DSW: He says he got a toothache and he doesn't want to laugh too much right now... Yeah, that's a laughing matter, yeah man...

FM: What is really important when you are a saxophonist, this is your sound, your voice, your identity? Did you change a lot into your musical career, did you change your sound?

SR: Yeah, being you know, we're born on this planet and we're born as human animals. In other words, we have bodies and our bodies are our bodies are meant to survive a certain amount of time and space. So you have to—in my case, I won't speak for other people—but I have changed my sound over the years but lot of it has got to do with the fact that I'm operating out of a physical body. It's not iron and steel, it's flesh and bones so flesh and bone do not go on forever. And you know so over the many years that I've been playing, my physical sound has changed. And one of the reasons for why it has changed—there're other reasons, but one of the reasons is that human beings are flesh and bones and blood.

So your body changes, our bodies are not meant to be here for three hundred years, they are just here a few years on the planet. So as your question, sure, my sound has changed over the years and a lot of it has to do with the fact that as you grow older your body changes and you play a physical instrument like a horn, you have to adapt to the different ..... which that bring about...

DSW: You mention that we are flesh and bone and blood, and we are spiritual beings that occupies physical bodies.

SR: Right.

DSW: ...and you know and also what has to do with the sound is each one of us has a unique vibration you know certain sages say that, we are bundle of vibrations each and everyone of us is a unique bundle of vibrations and over time, well let me say this: that's really what produces the sound, that's projected out of the instrument. Cats have always asked, you know: "how did you develop your sound and so forth and so on? and I say, "you know, I never really worked on it, you know, that's just who I am that's where the sound comes from the sound comes from who you are spiritually, the vibrations, all, each and everyone of us is operating on our own vibrational plan, there are no two human beings that's operating on the same vibrational plan."

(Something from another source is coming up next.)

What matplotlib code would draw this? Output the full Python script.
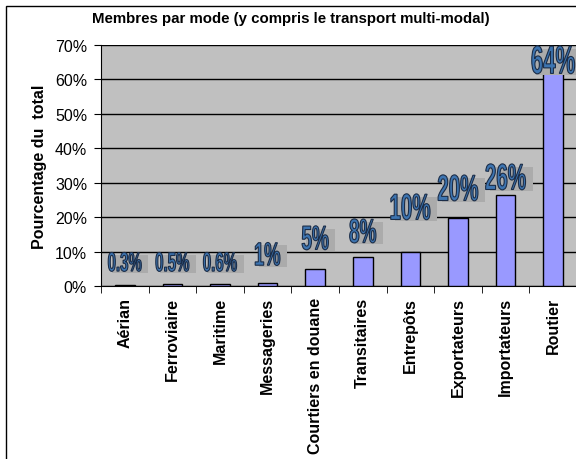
import numpy as np
import matplotlib.pyplot as plt
import matplotlib.transforms as mtransforms
from matplotlib.textpath import TextPath
from matplotlib.patches import PathPatch, Rectangle
from matplotlib.font_manager import FontProperties

# Data
categories = ['Aérian', 'Ferroviaire', 'Maritime', 'Messageries', 'Courtiers en douane',
              'Transitaires', 'Entrepôts', 'Exportateurs', 'Importateurs', 'Routier']
values = [0.3, 0.5, 0.6, 1.0, 5.0, 8.5, 9.8, 19.8, 26.5, 62.0]
labels = ['0.3%', '0.5%', '0.6%', '1%', '5%', '8%', '10%', '20%', '26%', '64%']
# centre height of each data label (in % units) and its glyph height in pixels
label_y = [7.0, 7.0, 7.0, 9.3, 14.0, 16.0, 23.0, 28.5, 31.7, 65.7]
label_h = [19, 19, 19, 23, 24, 24, 26, 26, 26, 28]

plt.rcParams['font.family'] = ['Liberation Sans', 'DejaVu Sans']

fig = plt.figure(figsize=(5.76, 4.6), dpi=100)
ax = fig.add_axes([101/576, 1-287/460, 476/576, 241/460])
ax.set_facecolor('#C0C0C0')

x = np.arange(len(categories))
ax.bar(x, values, width=0.41, color='#9999FF', edgecolor='black', linewidth=1, zorder=3)

ax.set_xlim(-0.5, len(categories) - 0.5)
ax.set_ylim(0, 70)
ax.set_yticks(np.arange(0, 71, 10))
ax.set_yticklabels([f'{v}%' for v in range(0, 71, 10)], fontsize=11.5)
ax.yaxis.grid(True, color='black', linewidth=1)
ax.set_axisbelow(True)

ax.set_xticks(x)
ax.set_xticklabels(categories, rotation=90, fontsize=11.5, fontweight='bold')
ax.set_xticks(np.arange(-0.5, len(categories)), minor=True)
ax.tick_params(axis='x', which='major', length=0, pad=8)
ax.tick_params(axis='x', which='minor', length=5, direction='out')
ax.tick_params(axis='y', length=5, direction='out', pad=5)

for s in ['top', 'right']:
    ax.spines[s].set_visible(False)
ax.spines['left'].set_color('black')
ax.spines['bottom'].set_color('black')

ax.set_ylabel('Pourcentage du  total', fontsize=11.5, fontweight='bold', labelpad=6)
fig.text(0.505, 1-19/460, 'Membres par mode (y compris le transport multi-modal)',
         ha='center', va='center', fontsize=10.8, fontweight='bold')

# condensed, outlined data labels with grey shadow box
prop = FontProperties(family='Liberation Sans', weight='bold')
for xi, yi, lab, hh in zip(x, label_y, labels, label_h):
    tp = TextPath((0, 0), lab, size=20, prop=prop)
    bb = tp.get_extents()
    sy = hh / bb.height
    sx = sy * 0.56
    w, h = bb.width * sx, bb.height * sy * 0.85
    place = mtransforms.ScaledTranslation(xi, yi, ax.transData)
    box = Rectangle((-w/2 + 4, -h/2 - 3), w + 3, h + 2, transform=place,
                    facecolor='#ABABAB', edgecolor='none', zorder=4, clip_on=False)
    ax.add_patch(box)
    t = (mtransforms.Affine2D().translate(-bb.x0 - bb.width/2, -bb.y0 - bb.height/2)
         .scale(sx, sy) + place)
    patch = PathPatch(tp, transform=t, facecolor='#3D74B0', edgecolor='#1B2D48',
                      linewidth=0.8, zorder=5, clip_on=False)
    ax.add_patch(patch)

# outer chart border
fig.patches.append(Rectangle((6/576, -0.01), 1.0, (460-7)/460 + 0.01,
                             transform=fig.transFigure, fill=False,
                             edgecolor='black', linewidth=1))

fig.savefig('out.png', dpi=100)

FM: Do you have the impression when you play the saxophone that you sing?

SR: Well, I like singers, I like vocalists, you know. I like Nat King Cole and Louis Armstrong and Billie Holiday, and yeah, I'm sure that that comes out to a certain extent, but more probably so in other players than myself. I think other horn plays envision a vocalist probably.

DSW: I think more what is happening is that the soul, through the instrument... the soul is talking through the instrument. That's more what's happening man, the consciousness. The soul is the thing that's speaking. That's why, otherwise if both cats, say two musicians have the same exact instrument as much as possible, even though it's different metal, you know, then give them the same exact mouthpiece and everything, they sound different. They're gone sound different and that difference comes from the self, from who they are. It's clear to me.

FM: I think that Lester Young said that when he was playing, it is like for him, to tell a story.